_EXERCISE BRIEF_: Repeat each entry as written and leave the images out of the copy.

Saved data entries
----

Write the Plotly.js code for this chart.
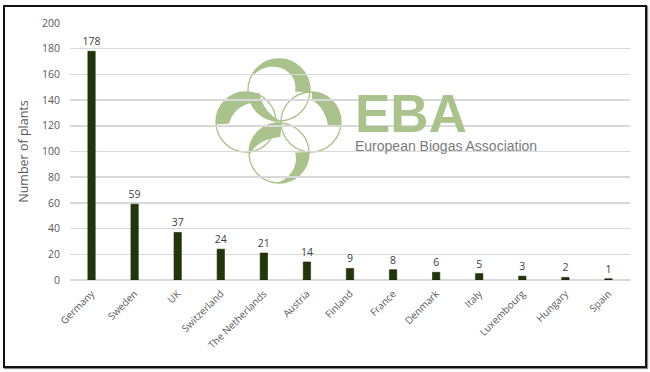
<!DOCTYPE html>
<html>
<head>
<meta charset="utf-8">
<script src="https://cdn.plot.ly/plotly-3.0.1.min.js"></script>
<style>
  html, body { margin: 0; padding: 0; background: #fff; }
  #wrap { position: relative; width: 650px; height: 372px; }
  #chart { width: 650px; height: 372px; }
  #frame { position: absolute; left: 3px; top: 5px; width: 640px; height: 359px;
           border: 2px solid #111; box-shadow: 1px 1px 1px #888; pointer-events: none; }
</style>
</head>
<body>
<div id="wrap">
  <div id="chart"></div>
  <div id="frame"></div>
</div>
<script>
// ---- data ----
const countries = ["Germany", "Sweden", "UK", "Switzerland", "The Netherlands", "Austria",
                   "Finland", "France", "Denmark", "Italy", "Luxembourg", "Hungary", "Spain"];
const plants = [178, 59, 37, 24, 21, 14, 9, 8, 6, 5, 3, 2, 1];
const yTickVals = [0, 20, 40, 60, 80, 100, 120, 140, 160, 180, 200];
const yTitle = "Number of plants";
const logoTitle = "EBA";
const logoSubtitle = "European Biogas Association";

// ---- layout geometry (page pixels) ----
const W = 650, H = 372;
const M = { l: 70, r: 20, t: 23, b: 92 };
const PW = W - M.l - M.r, PH = H - M.t - M.b;
const px = X => (X - M.l) / PW;
const py = Y => (H - M.b - Y) / PH;

// ---- watermark logo (decorative) ----
const green = "#aac28b";
// crescent along a circle from angle a0 to a1 (deg, clockwise from up),
// thickness t0 at start, tm in middle, t1 at end (growing inward)
function crescent(cx, cy, r, a0, a1, t0, tm, t1) {
  const n = 48, outer = [], inner = [];
  for (let i = 0; i <= n; i++) {
    const f = i / n;
    const a = (a0 + (a1 - a0) * f) * Math.PI / 180;
    const lin = t0 * (1 - f) + t1 * f;
    const t = lin + (tm - (t0 + t1) / 2) * 4 * f * (1 - f);
    outer.push([cx + r * Math.sin(a), cy - r * Math.cos(a)]);
    inner.push([cx + (r - t) * Math.sin(a), cy - (r - t) * Math.cos(a)]);
  }
  const pts = outer.concat(inner.reverse());
  return "M" + pts.map(p => px(p[0]).toFixed(5) + "," + py(p[1]).toFixed(5)).join("L") + "Z";
}
const rings = [
  { cx: 279, cy: 90, r: 31 },
  { cx: 311, cy: 122, r: 30 },
  { cx: 246, cy: 122, r: 30 },
  { cx: 279, cy: 153, r: 30 }
];
const cres = [
  [279, 90, 31, -62, 95, 1, 10, 15],     // top: over the top to the right
  [279, 90, 31, -98, -180, 11, 9, 1],    // top: lower-left
  [311, 122, 30, 2, 100, 8, 14, 13],     // right
  [246, 122, 30, -95, 30, 13, 15, 8],    // left
  [279, 153, 30, -92, 5, 1, 12, 14],     // bottom: upper-left
  [279, 153, 30, 88, 180, 14, 9, 1]      // bottom: lower-right
];
const shapes = [];
rings.forEach(c => shapes.push({
  type: "circle", xref: "paper", yref: "paper", layer: "below",
  x0: px(c.cx - c.r), x1: px(c.cx + c.r), y0: py(c.cy + c.r), y1: py(c.cy - c.r),
  line: { color: green, width: 1.3 }
}));
cres.forEach(c => shapes.push({
  type: "path", xref: "paper", yref: "paper", layer: "below",
  path: crescent(...c), fillcolor: green, line: { width: 0 }
}));

const trace = {
  type: "bar",
  x: countries,
  y: plants,
  width: 0.17,
  marker: { color: "#223709", line: { color: "#162505", width: 0.6 } },
  text: plants.map(String),
  textposition: "outside",
  constraintext: "none",
  cliponaxis: false,
  textfont: { family: "Open Sans", size: 10.5, color: "#404040" },
  hoverinfo: "x+y"
};

const layout = {
  width: W, height: H,
  margin: M,
  paper_bgcolor: "#fff",
  plot_bgcolor: "rgba(0,0,0,0)",
  showlegend: false,
  font: { family: "Open Sans", color: "#595959", size: 10.5 },
  xaxis: {
    type: "category",
    tickangle: -45,
    ticks: "",
    ticklabelstandoff: 5,
    showgrid: false,
    showline: false,
    zeroline: false,
    tickfont: { family: "Open Sans", size: 10, color: "#595959" },
    automargin: false
  },
  yaxis: {
    range: [0, 200],
    tickvals: yTickVals,
    ticks: "",
    ticklabelstandoff: 9,
    showgrid: true,
    gridcolor: "#d9d9d9",
    gridwidth: 1.5,
    zeroline: true,
    zerolinecolor: "#d9d9d9",
    zerolinewidth: 1.5,
    showline: false,
    tickfont: { family: "Open Sans", size: 10.5, color: "#595959" },
    title: { text: yTitle, font: { family: "Open Sans", size: 12.5, color: "#595959" }, standoff: 10 },
    automargin: false
  },
  shapes: shapes,
  annotations: [
    { xref: "paper", yref: "paper", x: px(353), y: py(114), xanchor: "left", yanchor: "middle",
      text: "<b>" + logoTitle + "</b>", showarrow: false,
      font: { family: "Liberation Sans", size: 53, color: green } },
    { xref: "paper", yref: "paper", x: px(353), y: py(146), xanchor: "left", yanchor: "middle",
      text: logoSubtitle, showarrow: false,
      font: { family: "Liberation Sans", size: 14, color: "#7b7b7b" } }
  ]
};

Plotly.newPlot("chart", [trace], layout, { displayModeBar: false, staticPlot: true });
</script>
</body>
</html>
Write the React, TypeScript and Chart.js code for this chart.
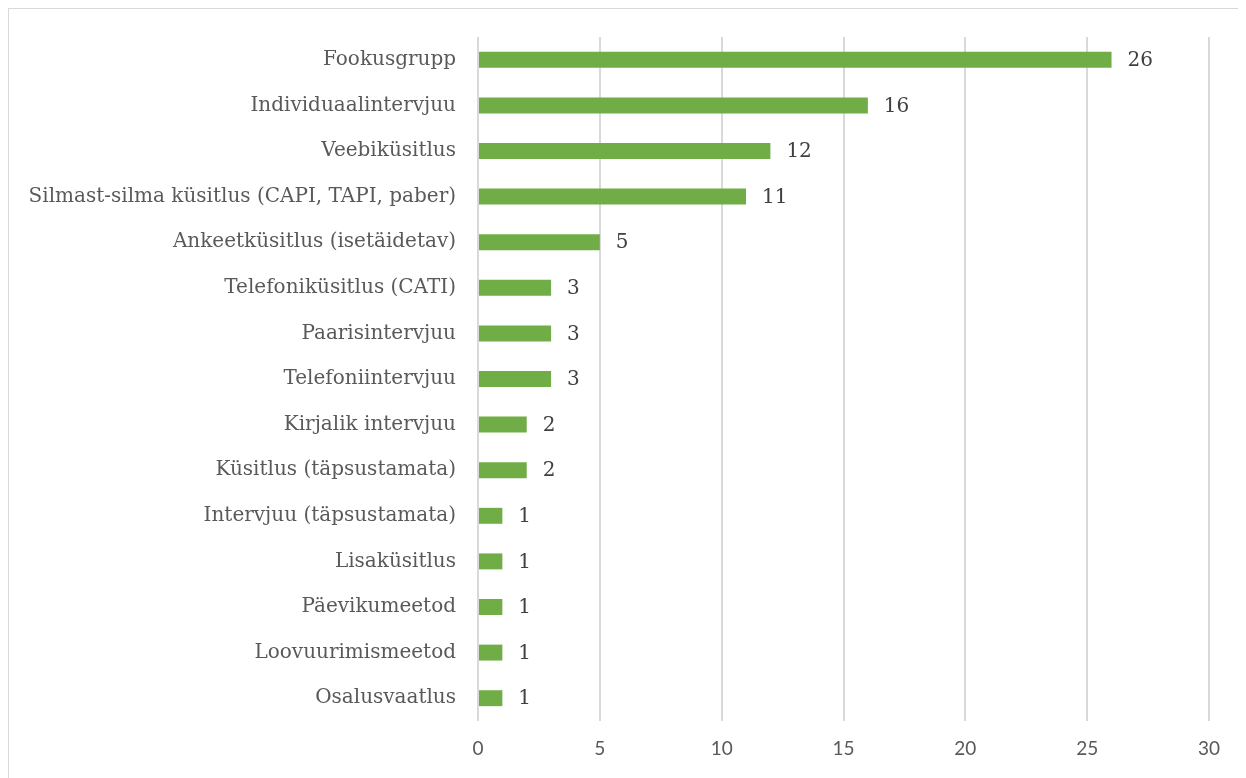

----

_ANSWER TO THIS TASK_:
Write the Plotly.js code for this chart.
<!DOCTYPE html>
<html>
<head>
<meta charset="utf-8">
<script src="https://cdn.plot.ly/plotly-3.0.1.min.js"></script>
<style>
  html, body { margin: 0; padding: 0; background: #fff; }
  #wrap { position: relative; width: 650px; height: 372px; }
  #chart { width: 650px; height: 372px; }
  #frame { position: absolute; left: 3px; top: 5px; width: 640px; height: 359px;
           border: 2px solid #111; box-shadow: 1px 1px 1px #888; pointer-events: none; }
</style>
</head>
<body>
<div id="wrap">
  <div id="chart"></div>
  <div id="frame"></div>
</div>
<script>
// ---- data ----
const countries = ["Germany", "Sweden", "UK", "Switzerland", "The Netherlands", "Austria",
                   "Finland", "France", "Denmark", "Italy", "Luxembourg", "Hungary", "Spain"];
const plants = [178, 59, 37, 24, 21, 14, 9, 8, 6, 5, 3, 2, 1];
const yTickVals = [0, 20, 40, 60, 80, 100, 120, 140, 160, 180, 200];
const yTitle = "Number of plants";
const logoTitle = "EBA";
const logoSubtitle = "European Biogas Association";

// ---- layout geometry (page pixels) ----
const W = 650, H = 372;
const M = { l: 70, r: 20, t: 23, b: 92 };
const PW = W - M.l - M.r, PH = H - M.t - M.b;
const px = X => (X - M.l) / PW;
const py = Y => (H - M.b - Y) / PH;

// ---- watermark logo (decorative) ----
const green = "#aac28b";
// crescent along a circle from angle a0 to a1 (deg, clockwise from up),
// thickness t0 at start, tm in middle, t1 at end (growing inward)
function crescent(cx, cy, r, a0, a1, t0, tm, t1) {
  const n = 48, outer = [], inner = [];
  for (let i = 0; i <= n; i++) {
    const f = i / n;
    const a = (a0 + (a1 - a0) * f) * Math.PI / 180;
    const lin = t0 * (1 - f) + t1 * f;
    const t = lin + (tm - (t0 + t1) / 2) * 4 * f * (1 - f);
    outer.push([cx + r * Math.sin(a), cy - r * Math.cos(a)]);
    inner.push([cx + (r - t) * Math.sin(a), cy - (r - t) * Math.cos(a)]);
  }
  const pts = outer.concat(inner.reverse());
  return "M" + pts.map(p => px(p[0]).toFixed(5) + "," + py(p[1]).toFixed(5)).join("L") + "Z";
}
const rings = [
  { cx: 279, cy: 90, r: 31 },
  { cx: 311, cy: 122, r: 30 },
  { cx: 246, cy: 122, r: 30 },
  { cx: 279, cy: 153, r: 30 }
];
const cres = [
  [279, 90, 31, -62, 95, 1, 10, 15],     // top: over the top to the right
  [279, 90, 31, -98, -180, 11, 9, 1],    // top: lower-left
  [311, 122, 30, 2, 100, 8, 14, 13],     // right
  [246, 122, 30, -95, 30, 13, 15, 8],    // left
  [279, 153, 30, -92, 5, 1, 12, 14],     // bottom: upper-left
  [279, 153, 30, 88, 180, 14, 9, 1]      // bottom: lower-right
];
const shapes = [];
rings.forEach(c => shapes.push({
  type: "circle", xref: "paper", yref: "paper", layer: "below",
  x0: px(c.cx - c.r), x1: px(c.cx + c.r), y0: py(c.cy + c.r), y1: py(c.cy - c.r),
  line: { color: green, width: 1.3 }
}));
cres.forEach(c => shapes.push({
  type: "path", xref: "paper", yref: "paper", layer: "below",
  path: crescent(...c), fillcolor: green, line: { width: 0 }
}));

const trace = {
  type: "bar",
  x: countries,
  y: plants,
  width: 0.17,
  marker: { color: "#223709", line: { color: "#162505", width: 0.6 } },
  text: plants.map(String),
  textposition: "outside",
  constraintext: "none",
  cliponaxis: false,
  textfont: { family: "Open Sans", size: 10.5, color: "#404040" },
  hoverinfo: "x+y"
};

const layout = {
  width: W, height: H,
  margin: M,
  paper_bgcolor: "#fff",
  plot_bgcolor: "rgba(0,0,0,0)",
  showlegend: false,
  font: { family: "Open Sans", color: "#595959", size: 10.5 },
  xaxis: {
    type: "category",
    tickangle: -45,
    ticks: "",
    ticklabelstandoff: 5,
    showgrid: false,
    showline: false,
    zeroline: false,
    tickfont: { family: "Open Sans", size: 10, color: "#595959" },
    automargin: false
  },
  yaxis: {
    range: [0, 200],
    tickvals: yTickVals,
    ticks: "",
    ticklabelstandoff: 9,
    showgrid: true,
    gridcolor: "#d9d9d9",
    gridwidth: 1.5,
    zeroline: true,
    zerolinecolor: "#d9d9d9",
    zerolinewidth: 1.5,
    showline: false,
    tickfont: { family: "Open Sans", size: 10.5, color: "#595959" },
    title: { text: yTitle, font: { family: "Open Sans", size: 12.5, color: "#595959" }, standoff: 10 },
    automargin: false
  },
  shapes: shapes,
  annotations: [
    { xref: "paper", yref: "paper", x: px(353), y: py(114), xanchor: "left", yanchor: "middle",
      text: "<b>" + logoTitle + "</b>", showarrow: false,
      font: { family: "Liberation Sans", size: 53, color: green } },
    { xref: "paper", yref: "paper", x: px(353), y: py(146), xanchor: "left", yanchor: "middle",
      text: logoSubtitle, showarrow: false,
      font: { family: "Liberation Sans", size: 14, color: "#7b7b7b" } }
  ]
};

Plotly.newPlot("chart", [trace], layout, { displayModeBar: false, staticPlot: true });
</script>
</body>
</html>
Write the React, TypeScript and Chart.js code for this chart.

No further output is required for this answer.